Tiempo de pensar

Shantideva y la paz: cuando el otro importa más que el yo

Hace unos días, en medio de una de esas jornadas rutinarias y algo estresantes, aturdida por las noticias internacionales,me crucé con una frase que me detuvo en seco. Estaba escuchando al Venerable Lama Ritchen Gyalsen, maestro de la tradición budista, hablando de filosofía oriental y le escuché una frase que ya había leído hacía un tiempo:

“Toda la felicidad que hay en el mundo proviene de preocuparnos por los demás, y toda la infelicidad que hay en el mundo proviene de ocuparnos de nosotros mismos.”

Una frase icónica de Shantideva, un monje budista del siglo VIII que probablemente nunca imaginó que sus palabras seguirían resonando más de mil años después. Y sin embargo, ahí estaban, con una claridad incómoda. Las anoté apresuradamente sin pensarlo. Tal vez porque, en este momento tan especial de la historia humana, sentí que hablaban de mí…de todos nosotros y del mundo entero.

Vivimos tiempos donde el “yo” lo ocupa todo. Nos enseñan desde la niñez, sutil o explícitamente, que el éxito está en priorizarse, en defender lo propio, en avanzar aunque el otro quede atrás. Se nos dice que preocuparse demasiado por los demás es signo de ingenuidad o debilidad. Pero, ¿y si fuera justo al revés?

Shantideva no propone una moral de sacrificio, sino una visión lúcida del sufrimiento humano. El ego, cuando se convierte en centro de gravedad, nos aísla. Y cuanto más giramos alrededor de nosotros mismos, más inseguros, insatisfechos e inquietos nos sentimos. Lo veo en mí, lo veo en muchos: una vida centrada solo en el propio bienestar no es tan satisfactoria como promete.

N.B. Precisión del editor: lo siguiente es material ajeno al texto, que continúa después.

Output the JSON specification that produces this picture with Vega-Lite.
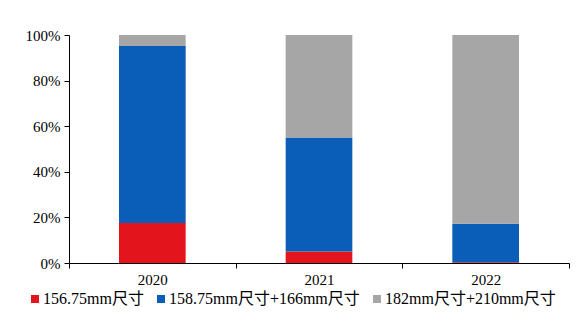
{
  "$schema": "https://vega.github.io/schema/vega-lite/v6.json",
  "width": 500,
  "height": 228,
  "autosize": {"type": "none"},
  "padding": {"left": 69, "top": 35, "right": 16, "bottom": 59},
  "background": "white",
  "config": {
    "view": {"stroke": null},
    "font": "Liberation Serif, Noto Sans CJK SC",
    "axis": {"labelFont": "Liberation Serif", "labelColor": "#000", "labelFontSize": 15, "domainColor": "#000", "tickColor": "#000", "grid": false, "title": null}
  },
  "data": {
    "values": [
      {"year": "2020", "series": "156.75mm尺寸", "k": 0, "v": 17.5},
      {"year": "2020", "series": "158.75mm尺寸+166mm尺寸", "k": 1, "v": 77.7},
      {"year": "2020", "series": "182mm尺寸+210mm尺寸", "k": 2, "v": 4.8},
      {"year": "2021", "series": "156.75mm尺寸", "k": 0, "v": 5},
      {"year": "2021", "series": "158.75mm尺寸+166mm尺寸", "k": 1, "v": 50},
      {"year": "2021", "series": "182mm尺寸+210mm尺寸", "k": 2, "v": 45},
      {"year": "2022", "series": "156.75mm尺寸", "k": 0, "v": 0.3},
      {"year": "2022", "series": "158.75mm尺寸+166mm尺寸", "k": 1, "v": 16.9},
      {"year": "2022", "series": "182mm尺寸+210mm尺寸", "k": 2, "v": 82.8}
    ]
  },
  "mark": {"type": "bar", "width": {"band": 0.4}},
  "encoding": {
    "x": {
      "field": "year", "type": "nominal",
      "scale": {"paddingInner": 0, "paddingOuter": 0},
      "axis": {"labelAngle": 0, "tickBand": "extent", "tickSize": 5, "labelPadding": 4, "domainWidth": 1}
    },
    "y": {
      "field": "v", "type": "quantitative", "stack": "normalize",
      "scale": {"domain": [0, 1]},
      "axis": {"format": ".0%", "values": [0, 0.2, 0.4, 0.6, 0.8, 1], "tickSize": 5, "labelPadding": 4}
    },
    "color": {
      "field": "series", "type": "nominal",
      "scale": {"domain": ["156.75mm尺寸", "158.75mm尺寸+166mm尺寸", "182mm尺寸+210mm尺寸"], "range": ["#E3141B", "#0A5EB8", "#A6A6A6"]},
      "legend": {
        "orient": "none", "legendX": -42, "legendY": 256, "direction": "horizontal",
        "title": null, "symbolType": "square", "symbolSize": 64, "symbolStrokeWidth": 0,
        "labelFont": "Liberation Serif, Noto Sans CJK SC", "labelFontSize": 16, "labelColor": "#000",
        "labelLimit": 400, "labelOffset": 0, "columnPadding": 9, "symbolOffset": 0
      }
    },
    "order": {"field": "k"}
  }
}
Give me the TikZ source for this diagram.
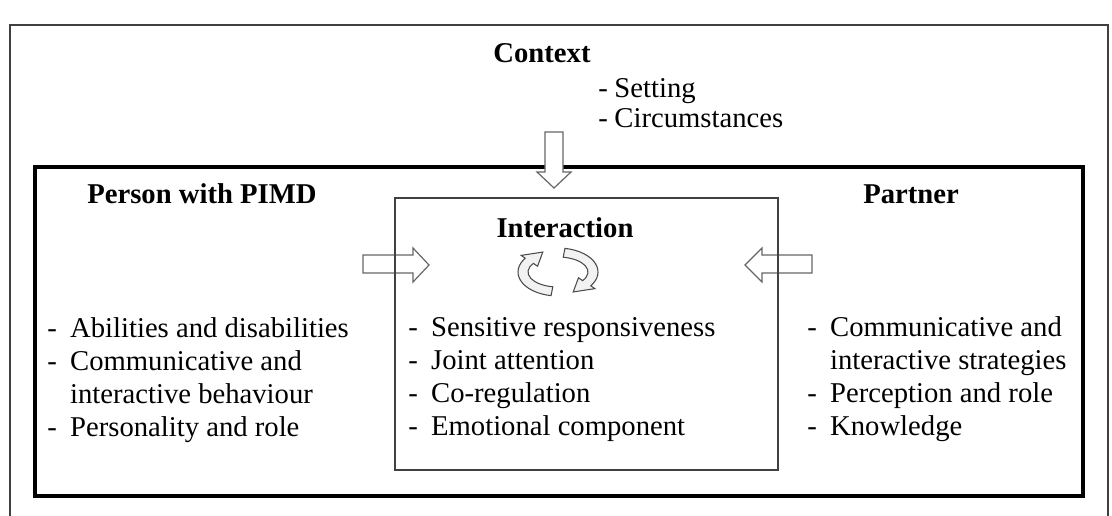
\documentclass[tikz,border=0pt]{standalone}
\usepackage{fontspec}
\setmainfont{Liberation Serif}
\newcommand{\dashlist}[1]{\begin{tabular}[t]{@{}l@{\hspace{10pt}}l@{}}#1\end{tabular}}
\begin{document}
\begin{tikzpicture}[x=0.75pt,y=-0.75pt,
  every node/.style={inner sep=0pt,font=\fontsize{21.5}{24.75}\selectfont},
  title/.style={anchor=base,font=\fontsize{21.5}{24.75}\selectfont\bfseries},
  list/.style={anchor=base west,align=left},
  frame/.style={draw=black!75,line width=1.1pt},
  bigarrow/.style={draw=black!60,fill=white,line width=0.9pt,line join=miter},
  turn/.style={draw=black!70,fill=black!5,line width=0.8pt}]
\useasboundingbox (0,0) rectangle (1112,515);

% context frame, open at the bottom
\draw[frame] (10,530) -- (10,25) -- (1108,25) -- (1108,530);
% person / partner frame
\draw[line width=3pt] (35,167) rectangle (1083,496);

% arrows from both sides
\draw[bigarrow] (363,255) -- (413,255) -- (413,248) -- (429,265) -- (413,282) -- (413,273) -- (363,273) -- cycle;
\draw[bigarrow] (812,255) -- (762,255) -- (762,248) -- (745,265) -- (762,282) -- (762,273) -- (812,273) -- cycle;

% interaction box
\draw[frame] (395,198) rectangle (778,470);

% arrow from the context
\draw[bigarrow] (545,132) -- (563,132) -- (563,172) -- (571,172) -- (554,188) -- (537,172) -- (545,172) -- cycle;

% turn taking arrows
\begin{scope}[shift={(558,272)}]
\foreach \r in {0,180}{
  \begin{scope}[rotate=\r]
  \draw[turn] (100:40 and 24) arc[start angle=100,end angle=215,x radius=40,y radius=24]
    -- (215:45 and 29) -- (245:36 and 22) -- (215:25 and 10) -- (215:30 and 15)
    arc[start angle=215,end angle=100,x radius=30,y radius=15] -- cycle;
  \end{scope}
}
\end{scope}

% texts
\node[title] (ctx) at (542,62) {Context};
\node[list] (setting) at (598,97) {\begin{tabular}[t]{@{}l@{\hspace{5pt}}l@{}}-&Setting\\[-2pt]-&Circumstances\end{tabular}};

\node[title] (person) at (202,203) {Person with PIMD};
\node[title] (partner) at (911,203) {Partner};
\node[title] (inter) at (565,237) {Interaction};

\node[list] (plist) at (47,337) {\dashlist{-&Abilities and disabilities\\-&Communicative and\\&interactive behaviour\\-&Personality and role}};
\node[list] (ilist) at (408,336) {\dashlist{-&Sensitive responsiveness\\-&Joint attention\\-&Co-regulation\\-&Emotional component}};
\node[list] (rlist) at (807,336) {\dashlist{-&Communicative and\\&interactive strategies\\-&Perception and role\\-&Knowledge}};
\end{tikzpicture}
\end{document}
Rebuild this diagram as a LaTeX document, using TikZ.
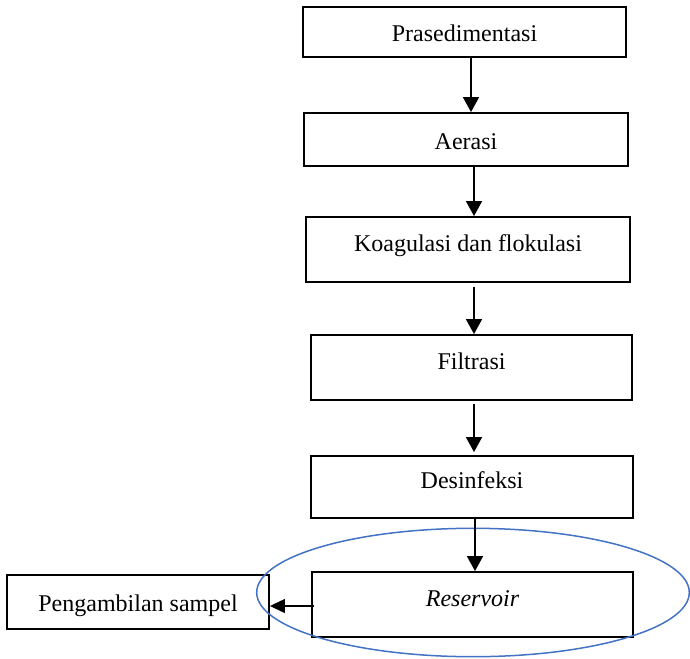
\documentclass[tikz,border=0pt]{standalone}
\usepackage{fontspec}
\setmainfont{Liberation Serif}
\usetikzlibrary{arrows.meta,shapes.geometric}
\definecolor{ringblue}{RGB}{68,114,196}
\begin{document}
\begin{tikzpicture}[x=1pt,y=-1pt,
  stepbox/.style={draw,rectangle,line width=1.9pt,inner sep=0pt,
    font=\fontsize{24}{28}\selectfont,text height=19pt,text depth=0pt},
  lowtext/.style={text height=17pt,text depth=14pt},
  flow/.style={line width=1.8pt,-{Triangle[width=16pt,length=15pt]}},
  sideflow/.style={line width=1.3pt,-{Triangle[width=14pt,length=15pt]}},
  ring/.style={draw=ringblue,line width=1.5pt,ellipse,inner sep=0pt}]
  \useasboundingbox (0,0) rectangle (690,658);

  % process chain
  \node[stepbox,minimum width=323pt,minimum height=50pt] (pra) at (464.5,32) {Prasedimentasi};
  \node[stepbox,minimum width=324pt,minimum height=53pt] (aer) at (466,139.5) {Aerasi};
  \node[stepbox,lowtext,minimum width=324pt,minimum height=65pt] (koa) at (468,249.5) {Koagulasi dan flokulasi};
  \node[stepbox,lowtext,minimum width=321pt,minimum height=65pt] (fil) at (471.5,367.5) {Filtrasi};
  \node[stepbox,lowtext,minimum width=322pt,minimum height=62pt] (des) at (472,487) {Desinfeksi};
  \node[stepbox,lowtext,minimum width=321pt,minimum height=65pt] (res) at (472.5,604.5) {\itshape Reservoir};
  \node[stepbox,minimum width=262pt,minimum height=54pt] (samp) at (138,602) {Pengambilan sampel};

  % highlight around the reservoir
  \node[ring,minimum width=432.6pt,minimum height=128.4pt] (hl) at (473,592.5) {};

  % connectors
  \draw[flow] ([xshift=6.5pt]pra.south) -- ([xshift=5pt]aer.north);
  \draw[flow] ([xshift=8pt]aer.south) -- ([xshift=6pt]koa.north);
  \draw[flow] ([xshift=6pt,yshift=-4pt]koa.south) -- ([xshift=2.5pt]fil.north);
  \draw[flow] ([xshift=2.5pt,yshift=-3pt]fil.south) -- ([xshift=2pt,yshift=3pt]des.north);
  \draw[flow] ([xshift=3pt]des.south) -- ([xshift=2.5pt]res.north);
  \draw[sideflow] ([xshift=3pt,yshift=-1.5pt]res.west) -- ([yshift=-4pt]samp.east);
\end{tikzpicture}
\end{document}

Ahí entra en juego algo esencial: la compasión. Una palabra que, por algún motivo, hemos dejado de usar con naturalidad. Quizá porque se la confunde con lástima o con una ternura débil. Pero la compasión verdadera ,esa capacidad de reconocer el sufrimiento ajeno y desear sinceramente aliviarlo, no es pasiva ni sentimental. Es una fuerza poderosa. Una brújula ética. Y, creo, una condición necesaria para la paz. No podemos pensar en la paz mundial si todavía no hemos vencido nuestra guerra egocéntrica.

La paz mundial, en el fondo, no empieza en las cumbres ni en los tratados. Empieza en cómo nos tratamos unos a otros en lo cotidiano. Empieza en si escuchamos antes de juzgar, si cedemos el paso, si preguntamos cómo está el otro… y si realmente queremos saberlo. No es un ideal abstracto. Es una práctica, pequeña y constante.

Este mensaje —que Shantideva expresó desde su retiro espiritual— no es ajeno a nuestras tradiciones. Resuena con los ecos de San Francisco de Asís, con el mandato evangélico de amar al prójimo, con la ética más profunda del humanismo occidental. No hay verdadera realización personal que no incluya al otro.

No se trata de desaparecer como individuos. Se trata de comprender que el bienestar propio no se sostiene sin el bien común. Que la alegría más duradera no viene de acumular, sino de compartir. Que el alma, llámese así o de otro modo, se ensancha cuando deja de vivir encerrada en sí misma.

No tengo respuestas fáciles. Pero siempre tuve  la convicción, cada vez más firme, de que el mundo será tan habitable como lo sea nuestra capacidad de compasión. Quizá esa sea la verdadera revolución pendiente: dejar de pensar sólo en lo que nos falta, y empezar a preguntarnos qué necesita el otro. No como deber. Como camino de libertad y de intrínseca felicidad.